High speed rail opponent attorney sees progress
Dallas attorney and Limestone County landowner Blake Beckham gave Limestone County commissioners news of progress in the fight against the proposed high-speed railway between Dallas and Houston.
Beckham, of the law firm The Beckham Group, gave his report at the Dec. 28 commissioners court meeting, noting that he has represented Limestone as well as other counties in their opposition to the high-speed rail project before the Service Transportation Board in Washington, D.C.
Beckham’s land, on the east side of Limestone County, would be one of those directly affected.
“I love my land,” he said, “and all the rural people I’ve met have a real affinity with their own land. The cities say, ‘Who cares, we’re just going through some guy’s ranch,’ but that’s been in his family for 100 years. They don’t understand heritage and family pride in property.”
Beckham is working pro bono, that is, at no charge; and he has many volunteers working with him. His group has paid for help from specialty, environmental lawyers in Washington, lobbyists in Austin, and public relations personnel in Washington, DC., he noted.
Opponents of the railway are attacking its finances, challenging its estimates of ridership; and working through legislation and litigation.
“The fight could not be going better,” Beckham said. “My plan from the beginning was to attack the financing. Somebody is going to have to fund this thing. Originally, Texas Central said the railway would take $10 billion to build. They were already lying from the first meeting. We had newspaper articles from Japan where they admitted their costs would be $12 billion. TxDOT said it’s going to take $18 billion, and I figure it’s going to take $20 billion.”
The extremely high cost, he said, is because of the specifications needed to build the train.

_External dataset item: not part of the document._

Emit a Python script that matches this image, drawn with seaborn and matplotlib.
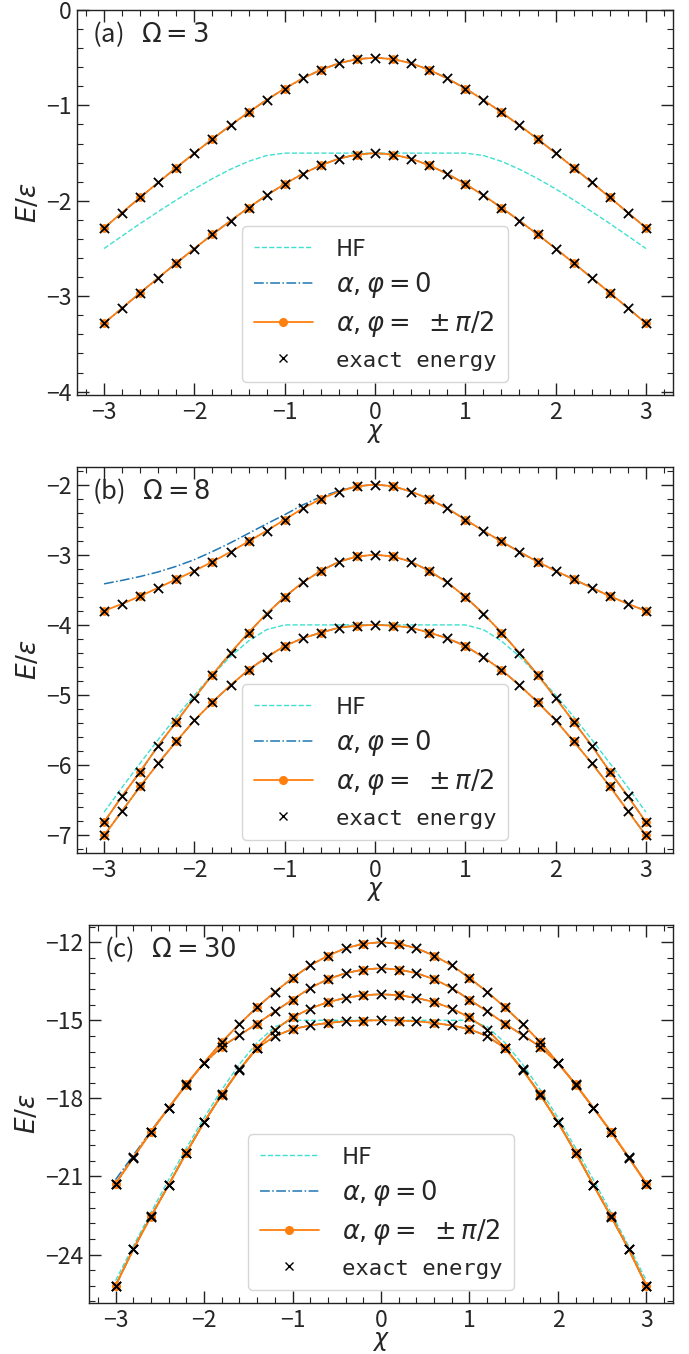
import matplotlib
matplotlib.use("Agg")
import matplotlib.pyplot as plt
from matplotlib.lines import Line2D
from matplotlib.ticker import MultipleLocator
import seaborn as sns

# coupling strength grid
chi = [-3.0, -2.8, -2.6, -2.4, -2.2, -2.0, -1.8, -1.6, -1.4, -1.2, -1.0,
       -0.8, -0.6, -0.4, -0.2, 0.0, 0.2, 0.4, 0.6, 0.8, 1.0, 1.2, 1.4,
       1.6, 1.8, 2.0, 2.2, 2.4, 2.6, 2.8, 3.0]

# Energies on chi = 0, 0.2, ..., 3.0 (spectra are symmetric in chi)
# (a) Omega = 3
a_hf = [-1.5, -1.5, -1.5, -1.5, -1.5, -1.5, -1.525, -1.586, -1.669, -1.767,
        -1.875, -1.991, -2.113, -2.238, -2.368, -2.5]
a_lvl1 = [-1.5, -1.515, -1.558, -1.627, -1.717, -1.823, -1.942, -2.072, -2.209,
          -2.352, -2.5, -2.652, -2.807, -2.964, -3.123, -3.284]
a_lvl2 = [-0.5, -0.515, -0.558, -0.627, -0.717, -0.823, -0.942, -1.072, -1.209,
          -1.352, -1.5, -1.652, -1.807, -1.964, -2.123, -2.284]

# (b) Omega = 8
b_hf = [-4.0, -4.0, -4.0, -4.0, -4.0, -4.0, -4.067, -4.229, -4.45, -4.711,
        -5.0, -5.309, -5.633, -5.969, -6.314, -6.667]
b_lvl1 = [-4.0, -4.01, -4.04, -4.11, -4.19, -4.30, -4.46, -4.64, -4.86, -5.10,
          -5.36, -5.66, -5.97, -6.30, -6.65, -7.00]
b_lvl2 = [-3.0, -3.025, -3.10, -3.23, -3.395, -3.60, -3.84, -4.11, -4.40, -4.71,
          -5.04, -5.38, -5.72, -6.09, -6.44, -6.81]
b_lvl3 = [-2.0, -2.025, -2.10, -2.205, -2.34, -2.50, -2.66, -2.81, -2.96, -3.10,
          -3.23, -3.35, -3.47, -3.59, -3.70, -3.80]
# phi = 0 solution for the third level on the negative-chi side (chi = 0 ... -3)
b_lvl3_phi0_neg = [-2.0, -2.025, -2.09, -2.175, -2.29, -2.43, -2.56, -2.695,
                   -2.83, -2.955, -3.07, -3.165, -3.245, -3.31, -3.365, -3.415]

# (c) Omega = 30
c_hf = [-15.0, -15.0, -15.0, -15.0, -15.0, -15.0, -15.25, -15.857, -16.688,
        -17.667, -18.75, -19.909, -21.125, -22.385, -23.679, -25.0]
c_lvl1 = [-15.0, -15.01, -15.04, -15.10, -15.20, -15.34, -15.61, -16.07, -16.90,
          -17.86, -18.92, -20.09, -21.33, -22.54, -23.80, -25.20]
c_lvl2 = [-14.0, -14.035, -14.14, -14.30, -14.55, -14.89, -15.36, -16.05, -16.89,
          -17.85, -18.91, -20.08, -21.32, -22.53, -23.79, -25.19]
c_lvl3 = [-13.0, -13.05, -13.19, -13.42, -13.76, -14.21, -14.66, -15.13, -15.57,
          -16.02, -16.65, -17.47, -18.37, -19.29, -20.28, -21.28]
c_lvl4 = [-12.0, -12.06, -12.23, -12.52, -12.89, -13.38, -13.91, -14.50, -15.14,
          -15.84, -16.63, -17.46, -18.36, -19.28, -20.27, -21.27]
c_lvl4_phi0_neg = [-12.0, -12.06, -12.23, -12.52, -12.89, -13.38, -13.91, -14.50,
                   -15.14, -15.84, -16.63, -17.46, -18.36, -19.25, -20.19, -21.12]

panel_tags = ["(a)", "(b)", "(c)"]
omegas = [3, 8, 30]
legend_labels = ["HF", r"$\alpha,\varphi=0$", r"$\alpha,\varphi=\ \pm\pi/2$",
                 "exact energy"]


def sym(half):
    """Full chi = -3..3 curve from its chi >= 0 half."""
    return half[:0:-1] + half


def sym2(neg, pos):
    """Full curve from separate chi <= 0 and chi >= 0 halves."""
    return neg[:0:-1] + pos


HF_COLOR = "#40e0d0"
PHI0_COLOR = "#1f77b4"
PI2_COLOR = "#ff7f0e"
INK = "#222222"

sns.set_theme(style="ticks")
plt.rcParams["font.family"] = ["Noto Sans CJK SC", "DejaVu Sans"]
plt.rcParams["mathtext.fontset"] = "dejavusans"
plt.rcParams["axes.unicode_minus"] = True

W, H = 689, 1354
fig = plt.figure(figsize=(W / 100, H / 100), dpi=100)

boxes = [(77, 10, 673, 395), (77, 467, 673, 853), (89, 925, 673, 1303)]

panels = [
    dict(hf=a_hf,
         phi0=[sym(a_lvl1), sym(a_lvl2)],
         pi2=[sym(a_lvl1), sym(a_lvl2)],
         exact=[sym(a_lvl1), sym(a_lvl2)],
         ylim=(-4.035, 0.0), ymaj=1, ymin=0.2),
    dict(hf=b_hf,
         phi0=[sym(b_lvl1), sym(b_lvl2), sym2(b_lvl3_phi0_neg, b_lvl3)],
         pi2=[sym(b_lvl1), sym(b_lvl2), sym(b_lvl3)],
         exact=[sym(b_lvl1), sym(b_lvl2), sym(b_lvl3)],
         ylim=None, ymaj=1, ymin=0.2),
    dict(hf=c_hf,
         phi0=[sym(c_lvl1), sym(c_lvl2), sym(c_lvl3), sym2(c_lvl4_phi0_neg, c_lvl4)],
         pi2=[sym(c_lvl1), sym(c_lvl2), sym(c_lvl3), sym(c_lvl4)],
         exact=[sym(c_lvl1), sym(c_lvl2), sym(c_lvl3), sym(c_lvl4)],
         ylim=None, ymaj=3, ymin=0.6),
]

for (l, t, r, b), p, tag, om in zip(boxes, panels, panel_tags, omegas):
    ax = fig.add_axes([l / W, 1 - b / H, (r - l) / W, (b - t) / H])

    sns.lineplot(x=chi, y=sym(p["hf"]), ax=ax, color=HF_COLOR, lw=1.0,
                 linestyle="--", zorder=2)
    for e in p["phi0"]:
        sns.lineplot(x=chi, y=e, ax=ax, color=PHI0_COLOR, lw=1.1,
                     linestyle="-.", zorder=3)
    for e in p["pi2"]:
        sns.lineplot(x=chi, y=e, ax=ax, color=PI2_COLOR, lw=1.3,
                     marker="o", markersize=5.5, markevery=2,
                     mec=PI2_COLOR, mfc=PI2_COLOR, zorder=4)
    for e in p["exact"]:
        sns.scatterplot(x=chi, y=e, ax=ax, marker="x", s=44, color="black",
                        linewidth=1.3, zorder=5)

    ax.set_xlim(-3.3, 3.3)
    if p["ylim"] is not None:
        ax.set_ylim(*p["ylim"])
    ax.xaxis.set_major_locator(MultipleLocator(1))
    ax.xaxis.set_minor_locator(MultipleLocator(0.2))
    ax.yaxis.set_major_locator(MultipleLocator(p["ymaj"]))
    ax.yaxis.set_minor_locator(MultipleLocator(p["ymin"]))
    ax.tick_params(which="both", direction="in", top=True, right=True, color=INK)
    ax.tick_params(which="major", length=8.5, width=1.0, labelsize=16.5, pad=4)
    ax.tick_params(which="minor", length=4, width=0.8)
    for s in ax.spines.values():
        s.set_color(INK)
        s.set_linewidth(1.0)

    ax.set_xlabel(r"$\chi$", fontsize=17, labelpad=-1)
    ax.set_ylabel(r"$E/\varepsilon$", fontsize=19, labelpad=3)

    ax.text(0.025, 0.975, tag + r"   $\Omega=" + str(om) + "$",
            transform=ax.transAxes, ha="left", va="top", fontsize=18.5)

    handles = [
        Line2D([], [], color=HF_COLOR, lw=1.0, linestyle="--"),
        Line2D([], [], color=PHI0_COLOR, lw=1.1, linestyle="-."),
        Line2D([], [], color=PI2_COLOR, lw=1.3, marker="o", markersize=5.5),
        Line2D([], [], color="black", linestyle="", marker="x", markersize=5.5,
               markeredgewidth=1.0),
    ]
    leg = ax.legend(handles, legend_labels, loc="lower center", fontsize=18.5,
                    handlelength=2.3, handletextpad=0.9, labelspacing=0.36,
                    borderpad=0.45, framealpha=0.8, edgecolor="#cccccc",
                    fancybox=True)
    texts = leg.get_texts()
    texts[0].set_fontsize(17)
    texts[3].set_fontfamily(["DejaVu Sans Mono"])
    texts[3].set_fontsize(16)

fig.savefig("out.png", dpi=100)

“This thing has to be fixed in a massive bed of concrete, and it can’t have a variance of more than a millimeter of vibration,” he said. “Otherwise you’ve got a 200-mile-an-hour rollercoaster going off the tracks.”
A second area of disagreement Beckham and his associates have with the high-speed rail is who will end up paying for it. Despite the high-speed railway’s statements that it would be funded only by private funds, Beckham believes otherwise.
According to the Texas Central website: “The railroad will not seek grants from the U.S. government or the state of Texas, nor any operational subsidy.”
In another part of the website, however: “As for federal loans, the project will explore all forms of capital available to private companies to finance debt for the project, including federal loan programs like RRIF and TIFIA.”
“What we know now,” Beckham said, “is that Ron Kirk, the former mayor of Dallas, a liberal guy, is one of their ambassadors; and he is going to aggressively seek federal loans, federal grants, which may well mean we all pay for it through our taxes or it’s a bailed-out project by the Texas tax-payers.”